***** GIVEN INFORMATION *****

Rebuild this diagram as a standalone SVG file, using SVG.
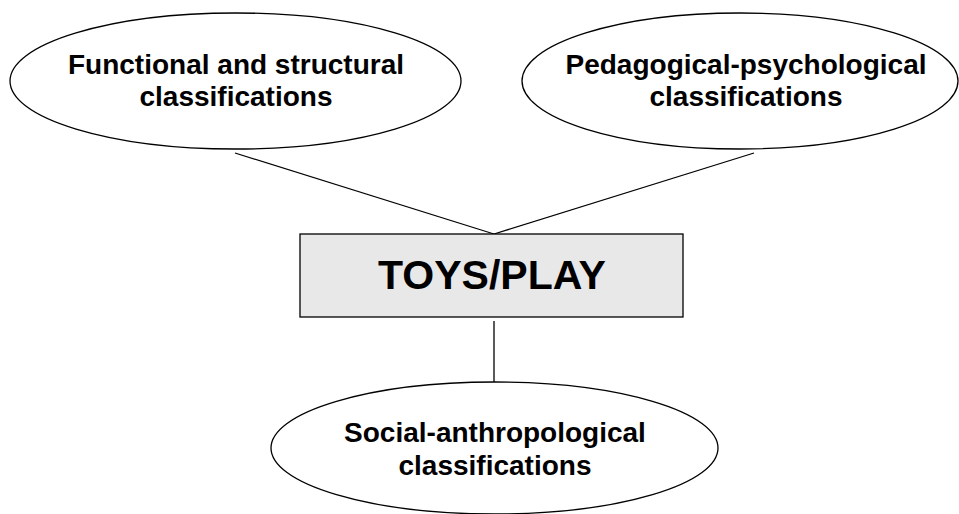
<svg xmlns="http://www.w3.org/2000/svg" width="959" height="514" viewBox="0 0 959 514">
<style>
.shape{fill:#fff;stroke:#000;stroke-width:1.3}
.box{fill:#e8e8e8;stroke:#000;stroke-width:1.3}
.lbl{font-family:"Liberation Sans",Arial,sans-serif;font-weight:bold;font-size:28px;text-anchor:middle;fill:#000}
.big{font-size:41px}
.conn{stroke:#000;stroke-width:1.3;fill:none}
</style>
<rect width="959" height="514" fill="#fff"/>
<g id="connectors">
<line class="conn" x1="235" y1="153" x2="494" y2="234"/>
<line class="conn" x1="754" y1="153" x2="494" y2="234"/>
<line class="conn" x1="494" y1="321" x2="494" y2="382"/>
</g>
<g id="functional">
<ellipse class="shape" cx="235.5" cy="81" rx="225.5" ry="68"/>
<text class="lbl" x="236" y="74">Functional and structural</text>
<text class="lbl" x="236" y="106">classifications</text>
</g>
<g id="pedagogical">
<ellipse class="shape" cx="740" cy="81" rx="218" ry="68"/>
<text class="lbl" x="746" y="74">Pedagogical-psychological</text>
<text class="lbl" x="746" y="106">classifications</text>
</g>
<g id="toys">
<rect class="box" x="300" y="234" width="383" height="83"/>
<text class="lbl big" x="492" y="289">TOYS/PLAY</text>
</g>
<g id="social">
<ellipse class="shape" cx="494.5" cy="448" rx="223.5" ry="66"/>
<text class="lbl" x="495" y="442">Social-anthropological</text>
<text class="lbl" x="495" y="475">classifications</text>
</g>
</svg>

*****

# [EXERCISE GOAL]
Reproduce the material word for word. Any pictures should be left out of the copy.

# [REPLY]
Rebuild this diagram as a standalone SVG file, using SVG.
<svg xmlns="http://www.w3.org/2000/svg" width="959" height="514" viewBox="0 0 959 514">
<style>
.shape{fill:#fff;stroke:#000;stroke-width:1.3}
.box{fill:#e8e8e8;stroke:#000;stroke-width:1.3}
.lbl{font-family:"Liberation Sans",Arial,sans-serif;font-weight:bold;font-size:28px;text-anchor:middle;fill:#000}
.big{font-size:41px}
.conn{stroke:#000;stroke-width:1.3;fill:none}
</style>
<rect width="959" height="514" fill="#fff"/>
<g id="connectors">
<line class="conn" x1="235" y1="153" x2="494" y2="234"/>
<line class="conn" x1="754" y1="153" x2="494" y2="234"/>
<line class="conn" x1="494" y1="321" x2="494" y2="382"/>
</g>
<g id="functional">
<ellipse class="shape" cx="235.5" cy="81" rx="225.5" ry="68"/>
<text class="lbl" x="236" y="74">Functional and structural</text>
<text class="lbl" x="236" y="106">classifications</text>
</g>
<g id="pedagogical">
<ellipse class="shape" cx="740" cy="81" rx="218" ry="68"/>
<text class="lbl" x="746" y="74">Pedagogical-psychological</text>
<text class="lbl" x="746" y="106">classifications</text>
</g>
<g id="toys">
<rect class="box" x="300" y="234" width="383" height="83"/>
<text class="lbl big" x="492" y="289">TOYS/PLAY</text>
</g>
<g id="social">
<ellipse class="shape" cx="494.5" cy="448" rx="223.5" ry="66"/>
<text class="lbl" x="495" y="442">Social-anthropological</text>
<text class="lbl" x="495" y="475">classifications</text>
</g>
</svg>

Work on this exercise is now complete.